Required work → Reproduce exactly the lines below, from the first one through the line containing "plt.rcParams['font.family'] = ['Liberation", and omit any pictures.

Collected data →
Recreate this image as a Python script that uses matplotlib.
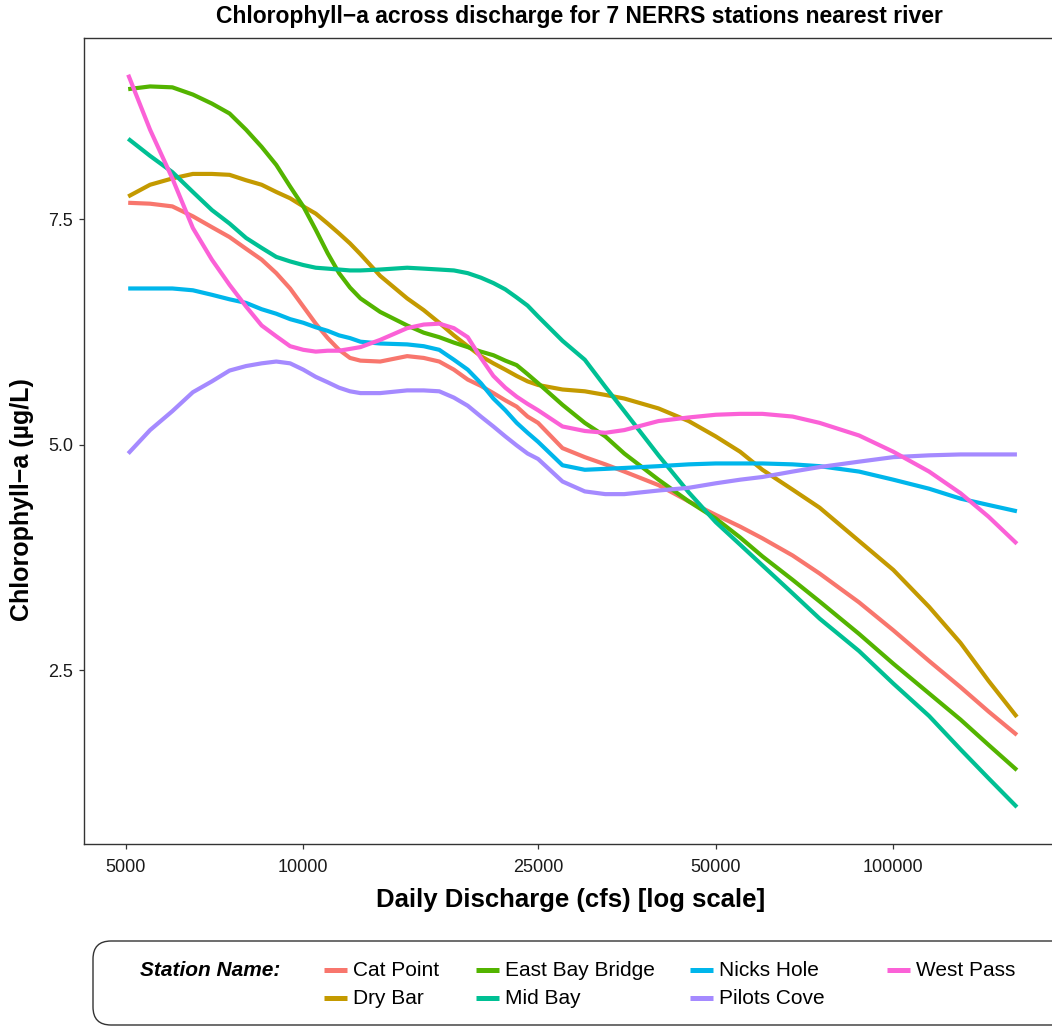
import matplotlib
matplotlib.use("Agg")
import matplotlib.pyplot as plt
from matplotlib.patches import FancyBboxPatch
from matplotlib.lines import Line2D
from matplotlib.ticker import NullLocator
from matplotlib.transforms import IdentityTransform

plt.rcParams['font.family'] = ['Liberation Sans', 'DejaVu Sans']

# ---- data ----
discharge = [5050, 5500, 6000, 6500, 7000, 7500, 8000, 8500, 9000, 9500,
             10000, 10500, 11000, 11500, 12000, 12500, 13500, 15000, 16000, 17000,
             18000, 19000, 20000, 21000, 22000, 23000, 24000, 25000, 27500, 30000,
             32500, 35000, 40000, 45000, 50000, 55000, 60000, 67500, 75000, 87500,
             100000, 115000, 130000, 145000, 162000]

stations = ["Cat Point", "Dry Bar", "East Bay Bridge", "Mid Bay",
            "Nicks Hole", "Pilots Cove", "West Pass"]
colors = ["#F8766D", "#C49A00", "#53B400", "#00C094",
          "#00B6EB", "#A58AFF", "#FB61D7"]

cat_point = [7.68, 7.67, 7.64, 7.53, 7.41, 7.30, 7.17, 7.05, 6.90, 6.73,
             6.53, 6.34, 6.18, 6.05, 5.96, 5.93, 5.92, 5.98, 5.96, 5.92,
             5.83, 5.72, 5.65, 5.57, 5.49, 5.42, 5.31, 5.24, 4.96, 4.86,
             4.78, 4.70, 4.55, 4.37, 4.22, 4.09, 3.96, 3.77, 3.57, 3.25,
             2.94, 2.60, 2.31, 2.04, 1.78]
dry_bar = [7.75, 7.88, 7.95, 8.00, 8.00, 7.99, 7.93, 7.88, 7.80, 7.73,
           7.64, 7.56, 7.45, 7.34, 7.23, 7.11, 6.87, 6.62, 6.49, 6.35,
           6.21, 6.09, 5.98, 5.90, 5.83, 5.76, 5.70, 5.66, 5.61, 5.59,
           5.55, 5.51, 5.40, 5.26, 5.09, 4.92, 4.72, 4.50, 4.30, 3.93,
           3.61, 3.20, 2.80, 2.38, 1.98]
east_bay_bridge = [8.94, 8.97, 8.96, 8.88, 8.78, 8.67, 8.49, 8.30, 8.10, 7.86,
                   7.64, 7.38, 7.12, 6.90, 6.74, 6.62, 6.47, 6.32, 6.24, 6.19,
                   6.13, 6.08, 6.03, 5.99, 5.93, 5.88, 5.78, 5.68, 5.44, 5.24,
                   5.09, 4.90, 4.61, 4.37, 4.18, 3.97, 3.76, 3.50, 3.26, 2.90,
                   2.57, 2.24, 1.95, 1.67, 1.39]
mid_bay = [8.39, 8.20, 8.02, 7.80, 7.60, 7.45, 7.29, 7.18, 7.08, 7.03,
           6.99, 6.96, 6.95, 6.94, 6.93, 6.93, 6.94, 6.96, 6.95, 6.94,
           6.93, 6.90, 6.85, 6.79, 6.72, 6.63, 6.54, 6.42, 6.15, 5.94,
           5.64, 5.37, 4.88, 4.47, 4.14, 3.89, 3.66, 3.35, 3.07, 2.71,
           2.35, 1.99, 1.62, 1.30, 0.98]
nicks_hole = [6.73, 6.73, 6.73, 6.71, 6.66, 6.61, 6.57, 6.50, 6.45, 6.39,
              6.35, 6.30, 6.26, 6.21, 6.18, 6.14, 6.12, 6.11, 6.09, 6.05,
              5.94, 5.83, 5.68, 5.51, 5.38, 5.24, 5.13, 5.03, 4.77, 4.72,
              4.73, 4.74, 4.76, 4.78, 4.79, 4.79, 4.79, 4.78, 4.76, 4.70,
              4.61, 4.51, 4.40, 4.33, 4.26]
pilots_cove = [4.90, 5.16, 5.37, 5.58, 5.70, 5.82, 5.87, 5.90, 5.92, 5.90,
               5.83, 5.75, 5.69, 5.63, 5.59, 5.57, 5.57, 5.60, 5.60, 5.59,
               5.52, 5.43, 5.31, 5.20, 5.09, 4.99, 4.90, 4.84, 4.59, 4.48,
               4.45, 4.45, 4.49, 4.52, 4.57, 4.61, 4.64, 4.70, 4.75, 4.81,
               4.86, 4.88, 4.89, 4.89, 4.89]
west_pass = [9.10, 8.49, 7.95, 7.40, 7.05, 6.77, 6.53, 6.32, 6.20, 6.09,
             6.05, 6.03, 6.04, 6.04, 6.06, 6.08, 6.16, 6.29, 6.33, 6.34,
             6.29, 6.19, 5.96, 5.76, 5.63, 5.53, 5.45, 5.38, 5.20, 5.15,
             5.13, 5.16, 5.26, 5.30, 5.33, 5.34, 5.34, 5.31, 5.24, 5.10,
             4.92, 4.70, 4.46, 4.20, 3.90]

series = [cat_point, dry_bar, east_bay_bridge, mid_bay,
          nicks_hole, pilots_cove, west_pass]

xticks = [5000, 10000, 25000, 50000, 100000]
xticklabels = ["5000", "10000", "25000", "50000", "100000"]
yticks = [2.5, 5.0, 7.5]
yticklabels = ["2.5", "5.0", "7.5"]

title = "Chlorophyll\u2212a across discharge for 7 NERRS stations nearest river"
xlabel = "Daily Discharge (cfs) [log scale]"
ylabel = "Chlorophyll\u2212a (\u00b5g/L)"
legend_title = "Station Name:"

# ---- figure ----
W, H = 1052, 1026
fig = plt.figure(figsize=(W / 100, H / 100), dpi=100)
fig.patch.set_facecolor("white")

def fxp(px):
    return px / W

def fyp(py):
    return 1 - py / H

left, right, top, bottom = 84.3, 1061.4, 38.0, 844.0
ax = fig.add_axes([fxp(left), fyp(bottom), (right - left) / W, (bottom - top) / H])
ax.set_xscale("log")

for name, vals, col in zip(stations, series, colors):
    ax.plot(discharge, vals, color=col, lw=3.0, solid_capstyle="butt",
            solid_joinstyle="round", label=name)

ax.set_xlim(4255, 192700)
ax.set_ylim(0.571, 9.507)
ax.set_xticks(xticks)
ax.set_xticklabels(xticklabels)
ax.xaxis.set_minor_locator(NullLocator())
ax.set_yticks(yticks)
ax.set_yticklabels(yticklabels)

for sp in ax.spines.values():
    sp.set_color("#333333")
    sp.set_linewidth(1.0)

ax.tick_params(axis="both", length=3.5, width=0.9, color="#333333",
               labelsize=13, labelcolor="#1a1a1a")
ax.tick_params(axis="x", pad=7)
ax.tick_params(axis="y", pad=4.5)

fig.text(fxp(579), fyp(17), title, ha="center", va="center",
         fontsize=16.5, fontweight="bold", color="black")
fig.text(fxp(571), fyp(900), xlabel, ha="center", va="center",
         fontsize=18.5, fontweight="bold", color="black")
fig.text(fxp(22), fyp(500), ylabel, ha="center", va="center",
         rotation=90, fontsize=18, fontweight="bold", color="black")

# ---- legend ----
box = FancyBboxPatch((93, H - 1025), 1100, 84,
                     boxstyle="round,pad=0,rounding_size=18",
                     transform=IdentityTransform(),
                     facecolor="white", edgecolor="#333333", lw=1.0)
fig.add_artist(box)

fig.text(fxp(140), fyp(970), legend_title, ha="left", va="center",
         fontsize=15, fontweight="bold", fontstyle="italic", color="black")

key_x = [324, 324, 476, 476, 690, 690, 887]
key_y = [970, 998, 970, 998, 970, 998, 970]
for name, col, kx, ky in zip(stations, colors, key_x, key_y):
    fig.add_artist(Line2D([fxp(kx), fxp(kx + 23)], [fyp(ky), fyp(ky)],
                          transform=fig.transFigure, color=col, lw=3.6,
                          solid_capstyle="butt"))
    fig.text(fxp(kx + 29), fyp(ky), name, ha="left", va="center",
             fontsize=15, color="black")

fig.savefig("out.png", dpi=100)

Exercise response →
Recreate this image as a Python script that uses matplotlib.
import matplotlib
matplotlib.use("Agg")
import matplotlib.pyplot as plt
from matplotlib.patches import FancyBboxPatch
from matplotlib.lines import Line2D
from matplotlib.ticker import NullLocator
from matplotlib.transforms import IdentityTransform

plt.rcParams['font.family'] = ['Liberation Sans', 'DejaVu Sans']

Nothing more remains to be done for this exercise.